Unfortunately, when it comes to local politics in the Bayshore region, there isn't always ecological harmony. Locally, some people in both major political parties are very good, if not excellent, in their approach to protecting our environment in the Bayshore region. While some other candidates and politicians in both parties are still trapped inside old, outmoded, narrow ways of thinking about science and acting politically to clean up and protect our environment.


This is why I believe strongly that it is so important for people who care about our local environment to study and truly understand a local candidate's thoughts, ideas, and individual platform. Too often, long struggles over environmental policies and protective measures are bogged down or go nowhere due to local politicians who have conflicting interests that harm the environment. Some local candidates prefer to campaign around the theme of business as usual.


Quite frankly, I am encouraged by how many people in local communities in Atlantic Highlands, Highlands, Middletown, Keyport, and Aberdeen take seriously now climate change, water quality, open space, the purchase of locally grown foods, and the protection of endangered species and habitats. Nevertheless, the struggle goes on to educate more people in the Bayshore region about the importance of a high degree of environmental quality over the pressures of over-development, sprawl, and poisoning the air, soil, and water.


On Tuesday, November 6, you have only one vote. Make that vote really count for the benefit of your entire local community by voting for someone who is environmentally oriented and will work hard to assure the emergence of a strong, healthy environment and a high quality of life for everyone.


(Colorful and decorated pumpkins can also be found during this time of year to bring pleasure to many folks)

Although it might be difficult, there is no doubt that we need to judge each local candidate not by party, but by the individual. Of course the best way to do this is by having a conversation personally with each candidate. Unfortunately, this is not always possible. Yet, you could try investigating an individual candidate's ideas and platform via the Internet. Check out a candidate's website or just type in a person's name within a search engine and see what pops up. Attend local political debates or other local political functions to ask questions. Check your local library for any newspaper articles about a candidate. Also, don't be afraid to send a local candidate an email to find out what a she or he believes in.

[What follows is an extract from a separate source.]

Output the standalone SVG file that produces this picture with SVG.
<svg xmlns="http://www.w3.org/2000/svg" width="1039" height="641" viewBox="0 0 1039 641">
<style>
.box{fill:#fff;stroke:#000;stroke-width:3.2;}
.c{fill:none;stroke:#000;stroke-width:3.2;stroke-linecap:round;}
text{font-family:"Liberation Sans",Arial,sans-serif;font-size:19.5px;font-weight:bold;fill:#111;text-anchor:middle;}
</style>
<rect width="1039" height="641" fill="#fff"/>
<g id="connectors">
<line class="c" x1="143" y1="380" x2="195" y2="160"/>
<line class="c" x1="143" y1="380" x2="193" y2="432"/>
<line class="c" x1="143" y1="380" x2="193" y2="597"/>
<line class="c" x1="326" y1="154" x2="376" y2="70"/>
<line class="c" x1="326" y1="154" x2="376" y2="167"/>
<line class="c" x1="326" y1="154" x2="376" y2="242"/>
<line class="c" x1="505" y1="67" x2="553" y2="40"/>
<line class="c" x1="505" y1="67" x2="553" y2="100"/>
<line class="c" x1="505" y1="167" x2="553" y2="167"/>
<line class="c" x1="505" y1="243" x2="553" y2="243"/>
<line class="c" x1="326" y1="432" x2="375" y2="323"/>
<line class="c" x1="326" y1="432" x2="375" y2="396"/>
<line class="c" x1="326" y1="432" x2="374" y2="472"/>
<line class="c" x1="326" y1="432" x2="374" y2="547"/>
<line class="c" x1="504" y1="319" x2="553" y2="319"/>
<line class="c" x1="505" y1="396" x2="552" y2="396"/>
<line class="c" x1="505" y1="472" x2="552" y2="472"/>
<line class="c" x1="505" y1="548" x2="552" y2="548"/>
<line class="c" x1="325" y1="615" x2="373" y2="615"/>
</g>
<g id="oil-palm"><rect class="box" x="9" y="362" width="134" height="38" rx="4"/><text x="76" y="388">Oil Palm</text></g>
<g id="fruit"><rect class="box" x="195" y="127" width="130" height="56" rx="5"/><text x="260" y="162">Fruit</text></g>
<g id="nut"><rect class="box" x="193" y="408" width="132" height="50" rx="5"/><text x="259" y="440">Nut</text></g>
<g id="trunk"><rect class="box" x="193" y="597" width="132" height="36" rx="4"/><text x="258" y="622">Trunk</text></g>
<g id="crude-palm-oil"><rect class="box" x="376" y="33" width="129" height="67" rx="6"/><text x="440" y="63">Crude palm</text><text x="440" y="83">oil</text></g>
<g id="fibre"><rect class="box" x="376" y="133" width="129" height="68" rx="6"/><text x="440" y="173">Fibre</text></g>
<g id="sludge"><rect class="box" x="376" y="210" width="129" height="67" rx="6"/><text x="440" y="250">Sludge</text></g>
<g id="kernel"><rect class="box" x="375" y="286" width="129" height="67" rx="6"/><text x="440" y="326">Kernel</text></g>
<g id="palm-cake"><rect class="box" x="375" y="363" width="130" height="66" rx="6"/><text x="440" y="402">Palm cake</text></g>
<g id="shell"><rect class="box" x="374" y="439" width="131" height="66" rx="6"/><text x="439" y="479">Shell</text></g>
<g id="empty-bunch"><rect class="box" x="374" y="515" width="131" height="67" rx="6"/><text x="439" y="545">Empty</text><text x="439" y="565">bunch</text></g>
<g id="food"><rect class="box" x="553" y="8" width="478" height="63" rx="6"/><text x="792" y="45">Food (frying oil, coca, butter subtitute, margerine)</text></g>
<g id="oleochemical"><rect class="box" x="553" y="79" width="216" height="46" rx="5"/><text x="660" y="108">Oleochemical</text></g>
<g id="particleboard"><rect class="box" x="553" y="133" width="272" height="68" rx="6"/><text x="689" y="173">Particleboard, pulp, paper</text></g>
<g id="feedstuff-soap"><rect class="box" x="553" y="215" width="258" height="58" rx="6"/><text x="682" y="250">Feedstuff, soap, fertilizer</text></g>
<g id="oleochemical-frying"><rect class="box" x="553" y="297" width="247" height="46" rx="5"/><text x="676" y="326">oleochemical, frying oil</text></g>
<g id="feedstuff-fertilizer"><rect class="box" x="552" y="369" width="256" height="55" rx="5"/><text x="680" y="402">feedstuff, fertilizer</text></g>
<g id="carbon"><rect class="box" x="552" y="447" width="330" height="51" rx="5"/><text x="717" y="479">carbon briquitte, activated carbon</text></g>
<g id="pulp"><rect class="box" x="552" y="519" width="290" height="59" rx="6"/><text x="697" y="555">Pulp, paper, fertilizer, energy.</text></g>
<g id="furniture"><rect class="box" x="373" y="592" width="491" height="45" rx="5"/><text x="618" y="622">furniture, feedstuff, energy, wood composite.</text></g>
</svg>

Nothing distinguishes a local candidate more than her or his views on the environment. This election, look at a candidate's record, not just the rhetoric. Make the most informed and meaningful decision this elections season to vote for a local candidate that will make a real positive difference in the health, quality, and long-term sustainability of your community.

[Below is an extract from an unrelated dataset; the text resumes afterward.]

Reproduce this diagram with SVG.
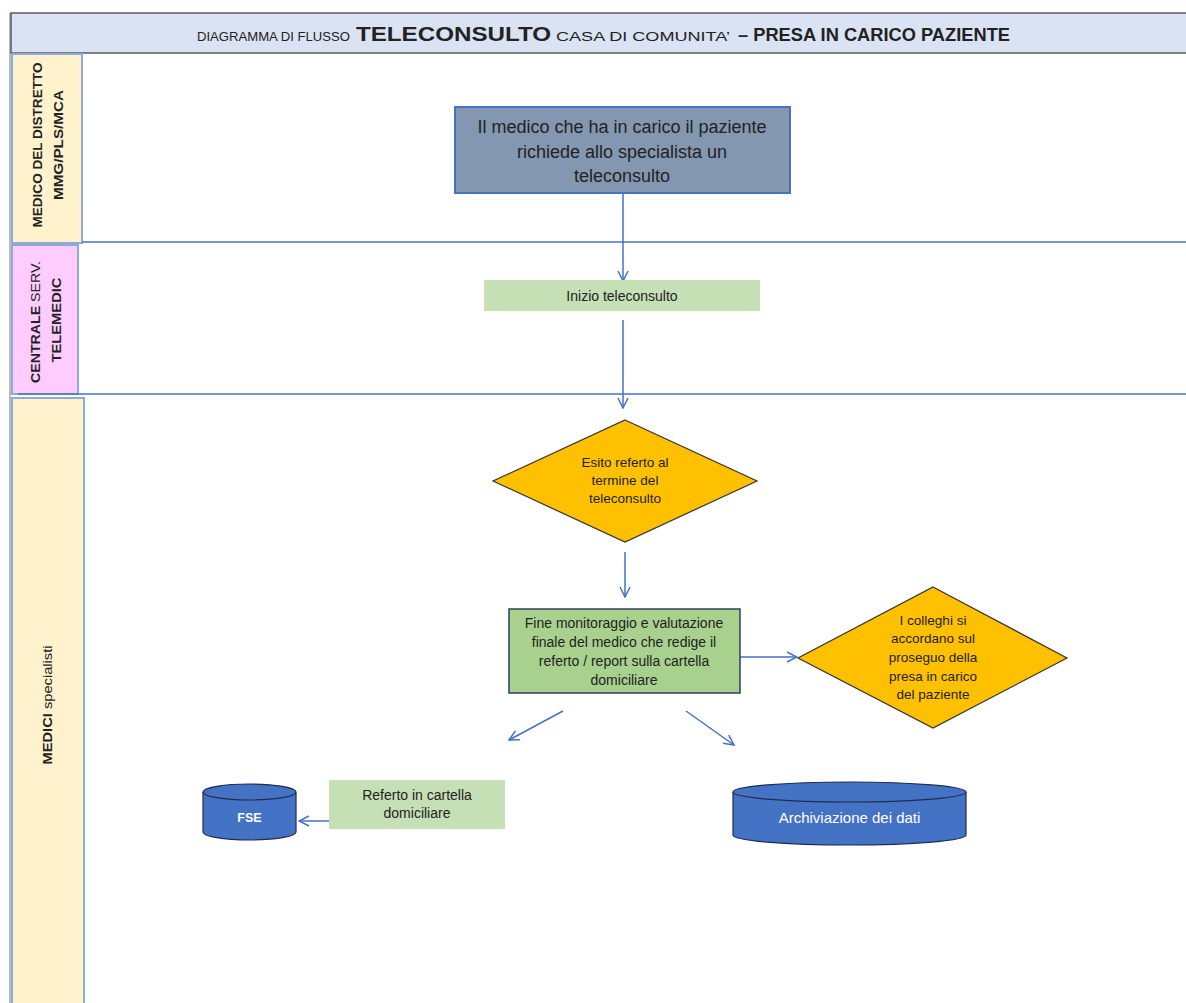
<svg xmlns="http://www.w3.org/2000/svg" width="1186" height="1003" viewBox="0 0 1186 1003">
<style>
.t{font-family:"Liberation Sans",Arial,sans-serif;fill:#222}
.lane{stroke:#8eaadb;stroke-width:2}
.sep{stroke:#4472c4;stroke-width:1.5}
.con{stroke:#4472c4;stroke-width:1.5;fill:none;marker-end:url(#ah)}
.dia{fill:#ffc000;stroke:#333;stroke-width:1.2}
.cyl{fill:#4472c4;stroke:#1f2d4d;stroke-width:1.2}
.w{font-family:"Liberation Sans",Arial,sans-serif;fill:#fff}
</style>
<defs>
<marker id="ah" viewBox="0 0 12 12" refX="11" refY="6" markerWidth="12" markerHeight="12" markerUnits="userSpaceOnUse" orient="auto">
<path d="M1,1 L11,6 L1,11" fill="none" stroke="#4472c4" stroke-width="1.5"/>
</marker>
</defs>
<rect width="1186" height="1003" fill="#fff"/>
<line x1="10" y1="13" x2="10" y2="1003" stroke="#a6a6a6" stroke-width="1.5"/>
<g id="title">
<rect x="11" y="13" width="1180" height="40" fill="#dae3f3" stroke="#595959" stroke-width="1.5"/>
<text class="t" x="197" y="41" font-size="13.5" textLength="153" lengthAdjust="spacingAndGlyphs">DIAGRAMMA DI FLUSSO</text>
<text class="t" x="356" y="41" font-size="20" font-weight="bold" textLength="195" lengthAdjust="spacingAndGlyphs">TELECONSULTO</text>
<text class="t" x="556" y="41" font-size="13.5" textLength="174" lengthAdjust="spacingAndGlyphs">CASA DI COMUNITA’</text>
<text class="t" x="738" y="41" font-size="19" font-weight="bold" textLength="272" lengthAdjust="spacingAndGlyphs">– PRESA IN CARICO PAZIENTE</text>
</g>
<g id="lane1">
<rect x="12" y="54" width="70" height="189" fill="#fff2cc" class="lane"/>
<text class="t" font-size="13" font-weight="bold" text-anchor="middle" textLength="165" lengthAdjust="spacingAndGlyphs" transform="translate(42,145) rotate(-90)">MEDICO DEL DISTRETTO</text>
<text class="t" font-size="13" font-weight="bold" text-anchor="middle" textLength="110" lengthAdjust="spacingAndGlyphs" transform="translate(63,145) rotate(-90)">MMG/PLS/MCA</text>
<line x1="82" y1="242" x2="1186" y2="242" class="sep"/>
</g>
<g id="lane2">
<rect x="12" y="245" width="66" height="149" fill="#ffccff" class="lane"/>
<text class="t" font-size="13" font-weight="bold" text-anchor="middle" textLength="122" lengthAdjust="spacingAndGlyphs" transform="translate(40,322) rotate(-90)">CENTRALE <tspan font-weight="normal">SERV.</tspan></text>
<text class="t" font-size="13" font-weight="bold" text-anchor="middle" textLength="85" lengthAdjust="spacingAndGlyphs" transform="translate(61,320) rotate(-90)">TELEMEDIC</text>
<line x1="18" y1="394" x2="1186" y2="394" class="sep"/>
</g>
<g id="lane3">
<rect x="12" y="398" width="72" height="610" fill="#fff2cc" class="lane"/>
<text class="t" font-size="13" text-anchor="middle" textLength="119" lengthAdjust="spacingAndGlyphs" transform="translate(52,705) rotate(-90)"><tspan font-weight="bold">MEDICI</tspan> specialisti</text>
</g>
<g id="connectors">
<line x1="623" y1="193" x2="623" y2="281" class="con"/>
<line x1="623" y1="320" x2="623" y2="408" class="con"/>
<line x1="625" y1="552" x2="625" y2="597" class="con"/>
<line x1="740" y1="657" x2="797" y2="657" class="con"/>
<line x1="563" y1="711" x2="509" y2="740" class="con"/>
<line x1="686" y1="711" x2="734" y2="745" class="con"/>
<line x1="329" y1="821" x2="299" y2="821" class="con"/>
</g>
<g id="n1">
<rect x="455" y="107" width="335" height="86" fill="#8497b0" stroke="#4472c4" stroke-width="2"/>
<text class="t" font-size="18" text-anchor="middle"><tspan x="622" y="133">Il medico che ha in carico il paziente</tspan><tspan x="622" y="158">richiede allo specialista un</tspan><tspan x="622" y="182">teleconsulto</tspan></text>
</g>
<g id="n2">
<rect x="484" y="280" width="276" height="31" fill="#c5e0b4"/>
<text class="t" x="622" y="301" font-size="14" text-anchor="middle">Inizio teleconsulto</text>
</g>
<g id="n3">
<polygon points="625,420 757,481 625,542 493,481" class="dia"/>
<text class="t" font-size="13.5" text-anchor="middle"><tspan x="625" y="467">Esito referto al</tspan><tspan x="625" y="485">termine del</tspan><tspan x="625" y="503">teleconsulto</tspan></text>
</g>
<g id="n4">
<rect x="509" y="609" width="231" height="84" fill="#a9d18e" stroke="#2f3f5f" stroke-width="1.5"/>
<text class="t" font-size="14" text-anchor="middle"><tspan x="624" y="628">Fine monitoraggio e valutazione</tspan><tspan x="624" y="647">finale del medico che redige il</tspan><tspan x="624" y="666">referto / report sulla cartella</tspan><tspan x="624" y="685">domiciliare</tspan></text>
</g>
<g id="n5">
<polygon points="933,587 1067,658 933,728 798,658" class="dia"/>
<text class="t" font-size="13.5" text-anchor="middle"><tspan x="933" y="625">I colleghi si</tspan><tspan x="933" y="643">accordano sul</tspan><tspan x="933" y="662">proseguo della</tspan><tspan x="933" y="681">presa in carico</tspan><tspan x="933" y="699">del paziente</tspan></text>
</g>
<g id="n6">
<path d="M203,792 L203,832 A46.5,8 0 0 0 296,832 L296,792" class="cyl"/>
<ellipse cx="249.5" cy="792" rx="46.5" ry="8" class="cyl"/>
<text class="w" x="249.5" y="822" font-size="12.5" font-weight="bold" text-anchor="middle">FSE</text>
</g>
<g id="n7">
<rect x="329" y="780" width="176" height="49" fill="#c5e0b4"/>
<text class="t" font-size="14" text-anchor="middle"><tspan x="417" y="800">Referto in cartella</tspan><tspan x="417" y="818">domiciliare</tspan></text>
</g>
<g id="n8">
<path d="M733,792 L733,835 A116.5,10 0 0 0 966,835 L966,792" class="cyl"/>
<ellipse cx="849.5" cy="792" rx="116.5" ry="10" class="cyl"/>
<text class="w" x="849.5" y="823" font-size="15" text-anchor="middle">Archiviazione dei dati</text>
</g>
</svg>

Where will we be, what kind of life will our children have if we don't have open spaces, green places, and a healthy environmental for all. This should be more than just rhetoric, it is actually working hard to preserve that quiet spot along the bay where a family can go on a weekend to relax and be together. It is trying to create more places where people can have more forms of outdoor recreation, and preserving that historic old building that provides invaluable stories about our past and economic revitalization towards the future. Which local candidate in the Bayshore region will best be able to provide leadership to get these things done and proper stewardship to care for our environment? It is up to you when you vote!